A veces sigo definiendo un hedor muy particular como « a hortalizas podridas dentro de un cubo de latón oxidado» atrapado en mi memoria olfativa desde la visita a la huerta de mi tía, una tarde de verano. Esa misma hermana de mi padre era la que hacía matanza todos los años, experiencia sin duda inolvidable para un niño aunque llegara cuando el cerdo ya estaba muerto y chamuscado. A mi me resultaba imposible silenciar sus gritos en mi mente ante la hedentina de su sangre fraguándose al fuego para hacer la asadurilla y el tufo acre del caldo mondongo, tormento que lograba aplacar el suculento aroma del picadillo adobado pasado por la sartén. Y si en la planta baja y en el corral de aquella humilde casa, mi olfato se saturaba de sensaciones contradictorias como la vida y la muerte, la alegría reinante y la desazón ante la barbarie, en el piso de arriba se respiraba glamour, ilusión, mundo nuevo: Mis cuatro primas, rabiosamente guapas y en plena juventud, tenían las paredes de sus dos dormitorios cubiertas con fotos de los Beatles, Elvis Presley y los actores de moda. 
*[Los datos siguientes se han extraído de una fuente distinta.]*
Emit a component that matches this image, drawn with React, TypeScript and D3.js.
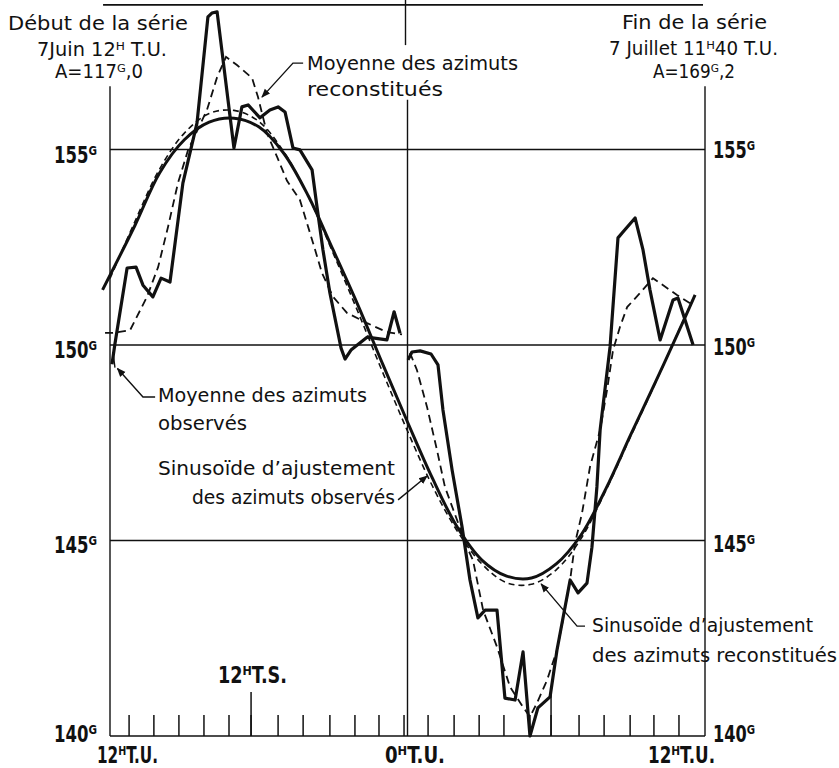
import React from "react";
import * as d3 from "d3";

// hours after 7 June 12h T.U. (0..24) , azimuth in grades
const observedDay: [number, number][] = [
  [0.08, 149.51], [0.2, 150.03], [0.69, 151.97], [1.05, 151.99], [1.33, 151.53], [1.73, 151.23],
  [2.06, 151.71], [2.42, 151.61], [2.94, 154.14], [3.51, 155.68], [3.95, 158.39], [4.11, 158.49],
  [4.32, 158.52], [5.0, 155.04], [5.32, 156.09], [5.57, 156.14], [6.05, 155.81], [6.45, 156.01],
  [6.78, 156.09], [7.06, 155.96], [7.38, 155.04], [7.66, 154.99], [8.15, 154.48], [8.35, 153.53],
  [8.59, 152.43], [8.87, 151.33], [9.32, 149.92], [9.48, 149.64], [9.72, 149.87], [10.37, 150.2],
  [11.17, 150.13], [11.46, 150.85], [11.7, 150.3],
];
const observedNight: [number, number][] = [
  [12.02, 149.62], [12.18, 149.82], [12.51, 149.85], [12.95, 149.77], [13.23, 149.49], [13.43, 148.34],
  [13.8, 146.8], [14.2, 145.35], [14.52, 143.99], [14.84, 143.02], [15.13, 143.22], [15.61, 143.22],
  [15.93, 140.97], [16.34, 140.92], [16.66, 142.15], [16.94, 140.0], [17.26, 140.72], [17.75, 141.0],
  [18.03, 142.2], [18.56, 143.99], [18.88, 143.66], [19.24, 143.91], [19.44, 144.83], [19.64, 146.37],
  [19.77, 147.83], [20.17, 149.95], [20.49, 152.74], [20.69, 152.89], [21.18, 153.25], [21.5, 152.43],
  [21.78, 151.41], [22.19, 150.13], [22.71, 151.15], [22.91, 151.2], [23.52, 150.0],
];
const reconDay: [number, number][] = [
  [-0.2, 150.31], [0.12, 150.31], [0.81, 150.38], [1.49, 151.23], [1.94, 151.99], [2.34, 153.02],
  [2.74, 154.14], [3.15, 154.99], [3.91, 156.01], [4.32, 156.85], [4.68, 157.37], [5.12, 157.16],
  [5.73, 156.83], [5.97, 156.34], [6.33, 155.42], [6.74, 154.81], [7.14, 154.2], [7.66, 153.71],
  [8.19, 152.61], [8.55, 151.84], [9.0, 151.23], [9.56, 150.82], [10.37, 150.56], [11.17, 150.33],
  [11.78, 150.27],
];
const reconNight: [number, number][] = [
  [12.1, 149.8], [12.38, 149.36], [12.79, 148.41], [13.19, 147.31], [13.51, 146.37], [14.0, 145.52],
  [14.4, 144.83], [14.64, 144.5], [15.05, 143.22], [15.61, 142.28], [16.14, 141.25], [16.66, 140.74],
  [16.94, 140.49], [17.22, 140.84], [17.63, 141.43], [18.03, 142.2], [18.27, 142.97], [18.56, 143.99],
  [18.76, 144.94], [19.04, 145.7], [19.36, 146.88], [19.77, 147.83], [20.05, 148.85], [20.29, 149.87],
  [20.57, 150.46], [20.86, 150.97], [21.38, 151.33], [21.9, 151.71], [22.87, 151.28], [23.52, 151.02],
];
const sineObserved: [number, number][] = [
  [-0.3, 151.41], [1, 153.05], [2, 154.4], [3, 155.25], [4, 155.7], [5, 155.8], [6, 155.58],
  [7, 154.91], [8, 153.81], [9, 152.43], [10, 151.02], [11, 149.51], [12, 148.03], [13, 146.6],
  [14, 145.35], [15, 144.5], [16, 144.09], [17, 144.04], [18, 144.4], [19, 145.14], [20, 146.32],
  [21, 147.7], [22, 149.05], [23, 150.43], [23.6, 151.28],
];
const sineRecon: [number, number][] = [
  [0, 151.7], [1, 153.15], [2, 154.5], [3, 155.42], [4, 155.92], [5, 156.0], [6, 155.72],
  [7, 154.95], [8, 153.8], [9, 152.35], [10, 150.85], [11, 149.3], [12, 147.8], [13, 146.4],
  [14, 145.25], [15, 144.4], [16, 143.92], [17, 143.88], [18, 144.25], [19, 145.05], [20, 146.28],
  [21, 147.66], [22, 149.03], [23, 150.45], [23.55, 151.22],
];
const gridValues = [155, 150, 145];
const yTickLabels = ["155ᴳ", "150ᴳ", "145ᴳ", "140ᴳ"];
const yTickValues = [155, 150, 145, 140];
const xTickLabels = ["12ᴴT.U.", "0ᴴT.U.", "12ᴴT.U."];
const solarLabel = "12ᴴT.S.";
// true-solar-time hour ticks, in T.U. hours
const tsTicks = [0.77, 1.77, 2.78, 3.79, 4.8, 5.69, 6.78, 7.79, 8.87, 9.88, 10.85, 11.86, 12.83,
  13.88, 14.89, 15.89, 16.94, 17.79, 18.92, 19.93, 20.98, 21.94, 22.95];
const tsMainTicks = [5.69, 17.79];

const x = d3.scaleLinear().domain([0, 24]).range([110, 705]);
const y = d3.scaleLinear().domain([140, 155]).range([736, 149.5]);

const lin = d3.line<[number, number]>().x((d) => x(d[0])).y((d) => y(d[1]));
const smooth = d3
  .line<[number, number]>()
  .x((d) => x(d[0]))
  .y((d) => y(d[1]))
  .curve(d3.curveCatmullRom.alpha(0.5));

const INK = "#111";
const FONT = "'DejaVu Sans', 'Noto Sans', sans-serif";
const BOLD = "'DejaVu Sans Condensed', 'DejaVu Sans', sans-serif";

function T(props: { x: number; y: number; len: number; children: React.ReactNode }) {
  return (
    <text x={props.x} y={props.y} textLength={props.len} lengthAdjust="spacingAndGlyphs"
      fontFamily={FONT} fontSize={19} fill={INK}>
      {props.children}
    </text>
  );
}

function B(props: { x: number; y: number; len: number; children: React.ReactNode }) {
  return (
    <text x={props.x} y={props.y} textLength={props.len} lengthAdjust="spacingAndGlyphs"
      fontFamily={BOLD} fontWeight="bold" fontSize={23} fill={INK}>
      {props.children}
    </text>
  );
}

export default function App() {
  const leftBase = [163, 358, 553, 742];
  const rightBase = [158, 355, 552, 742];
  const xLabelPos = [
    { x: 97, len: 61 },
    { x: 385, len: 60 },
    { x: 648, len: 67 },
  ];
  return (
    <svg width={839} height={768} viewBox="0 0 839 768"
      style={{ position: "absolute", left: 0, top: 0, background: "#fff" }}>
      <defs>
        <marker id="arr" viewBox="0 0 10 10" refX="9" refY="5" markerWidth="9" markerHeight="9"
          markerUnits="userSpaceOnUse" orient="auto">
          <path d="M0,1 L10,5 L0,9 Z" fill={INK} />
        </marker>
      </defs>
      <rect x={0} y={0} width={839} height={768} fill="#fff" />

      {/* frame */}
      <line x1={x(-0.28)} x2={x(23.92)} y1={y(158.7)} y2={y(158.7)} stroke={INK} strokeWidth={1.6} />
      <line x1={x(0)} x2={x(0)} y1={y(156.62)} y2={y(140)} stroke={INK} strokeWidth={1.4} />
      <line x1={x(24)} x2={x(24)} y1={y(156.62)} y2={y(140)} stroke={INK} strokeWidth={1.4} />
      <line x1={x(12) - 2} x2={x(12) - 2} y1={0} y2={y(157.67)} stroke={INK} strokeWidth={1.4} />
      <line x1={x(12)} x2={x(12)} y1={y(156.27)} y2={y(140)} stroke={INK} strokeWidth={1.4} />
      {gridValues.map((v) => (
        <line key={v} x1={x(0)} x2={x(24)} y1={y(v)} y2={y(v)} stroke={INK} strokeWidth={1.3} />
      ))}
      <line x1={x(0)} x2={x(24)} y1={y(140)} y2={y(140)} stroke={INK} strokeWidth={1.6} />

      {/* solar-time ticks */}
      {tsTicks.map((t) => (
        <line key={t} x1={x(t)} x2={x(t)} y1={y(140) - 21} y2={y(140)} stroke={INK} strokeWidth={1.5} />
      ))}
      {tsMainTicks.map((t) => (
        <line key={"m" + t} x1={x(t)} x2={x(t)} y1={y(140) - 44} y2={y(140)} stroke={INK} strokeWidth={1.5} />
      ))}

      {/* curves */}
      <path d={smooth(sineObserved) ?? ""} fill="none" stroke={INK} strokeWidth={3} />
      <path d={smooth(sineRecon) ?? ""} fill="none" stroke={INK} strokeWidth={1.6} strokeDasharray="6 4" />
      <path d={lin(reconDay) ?? ""} fill="none" stroke={INK} strokeWidth={1.8} strokeDasharray="8 5" />
      <path d={lin(reconNight) ?? ""} fill="none" stroke={INK} strokeWidth={1.8} strokeDasharray="8 5" />
      <path d={lin(observedDay) ?? ""} fill="none" stroke={INK} strokeWidth={3.2} strokeLinejoin="round" />
      <path d={lin(observedNight) ?? ""} fill="none" stroke={INK} strokeWidth={3.2} strokeLinejoin="round" />

      {/* leaders */}
      <path d={lin([[7.79, 157.21], [7.38, 157.21], [6.13, 156.34]]) ?? ""} fill="none" stroke={INK}
        strokeWidth={1.4} markerEnd="url(#arr)" />
      <path d={lin([[1.82, 148.67], [1.33, 148.67], [0.3, 149.4]]) ?? ""} fill="none" stroke={INK}
        strokeWidth={1.4} markerEnd="url(#arr)" />
      <path d={lin([[0.2, 149.42], [0.12, 149.82]]) ?? ""} fill="none" stroke={INK} strokeWidth={1.4} />
      <path d={lin([[11.62, 146.04], [12.79, 146.65]]) ?? ""} fill="none" stroke={INK}
        strokeWidth={1.4} markerEnd="url(#arr)" />
      <path d={lin([[19.16, 142.81], [18.84, 142.81], [17.39, 143.89]]) ?? ""} fill="none" stroke={INK}
        strokeWidth={1.4} markerEnd="url(#arr)" />

      {/* axis labels */}
      {yTickValues.map((v, i) => (
        <B key={"l" + v} x={54} y={leftBase[i]} len={43}>{yTickLabels[i]}</B>
      ))}
      {yTickValues.map((v, i) => (
        <B key={"r" + v} x={713} y={rightBase[i]} len={42}>{yTickLabels[i]}</B>
      ))}
      {xTickLabels.map((t, i) => (
        <B key={"x" + i} x={xLabelPos[i].x} y={763} len={xLabelPos[i].len}>{t}</B>
      ))}
      <B x={218} y={683} len={69}>{solarLabel}</B>

      {/* header texts */}
      <T x={8} y={30} len={180}>Début de la série</T>
      <T x={37} y={56} len={130}>7Juin 12ᴴ T.U.</T>
      <T x={55} y={78} len={88}>A=117ᴳ,0</T>
      <T x={622} y={29} len={145}>Fin de la série</T>
      <T x={609} y={55} len={169}>7 Juillet 11ᴴ40 T.U.</T>
      <T x={653} y={78} len={82}>A=169ᴳ,2</T>

      {/* annotations */}
      <T x={307} y={70} len={211}>Moyenne des azimuts</T>
      <T x={307} y={96} len={136}>reconstitués</T>
      <T x={158} y={402} len={209}>Moyenne des azimuts</T>
      <T x={158} y={430} len={89}>observés</T>
      <T x={158} y={475} len={237}>Sinusoïde d’ajustement</T>
      <T x={192} y={504} len={203}>des azimuts observés</T>
      <T x={592} y={632} len={221}>Sinusoïde d’ajustement</T>
      <T x={592} y={662} len={245}>des azimuts reconstitués</T>
    </svg>
  );
}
En el colegio de monjas olía a sopa, repollo y lejía, y mis comuniones, impartidas por el párroco con sus dedos anaranjados, a nicotina.

Hoy en día la mayoría de estos establecimientos con sus fragancias han desaparecido. Se habla de la España vaciada.

En el transcurso de los años mi madre ya lo iba anunciando con la triste y angustiosa contundencia del tañido de las campanas por un muerto:

«Otra familia que se va del pueblo. Otro negocio cerrado». 

Ya no existe ninguna pastelería, ni la que olía a bambas de nata y caramelos de violeta, ni la que te impregnaba del aroma de los hojaldres de crema, los empiñonados y la canela esparcida sobre los merengues en sus conos de barquillo. Tampoco la droguería donde comprábamos las colonias a granel y el trasvase a nuestros frascos dejaba suspendido en el aire el perfume a Nenuco y loción Varon Dandy.

Pero aún puedo olisquear mis raíces en las panaderías que como antaño continúan horneando panetes, tortas de aceite, mantecados y magdalenas. Salivar, aspirando las ráfagas de las chuletillas de lechazo asándose en brasas de sarmiento, y los taninos del vino compartido con los amigos en las bodegas. Recupero mi niñez respirando el incienso con el que bendicen palmeras y romeros el Domingo de Ramos, la esencia de las rosas cuyos pétalos cubren las calles que pisamos en la procesión del Corpus, y la pólvora del toro de fuego. Pero sobre todo es al entrar en mi casa cuando vuelvo a sentirme pequeña. Allí huele a gloria, a Amor; el principal ingrediente de las rosquillas que hace mi madre en cuanto sabe que iré a verla. Y aunque mi padre se marchó  ya hace trece años, sigo hundiendo la cabeza en su cazadora de cuero colgada en el armario. Es entonces cuando rescato de lo más profundo de mi memoria ese olor suyo, inmortal, hasta el día que parta junto a él.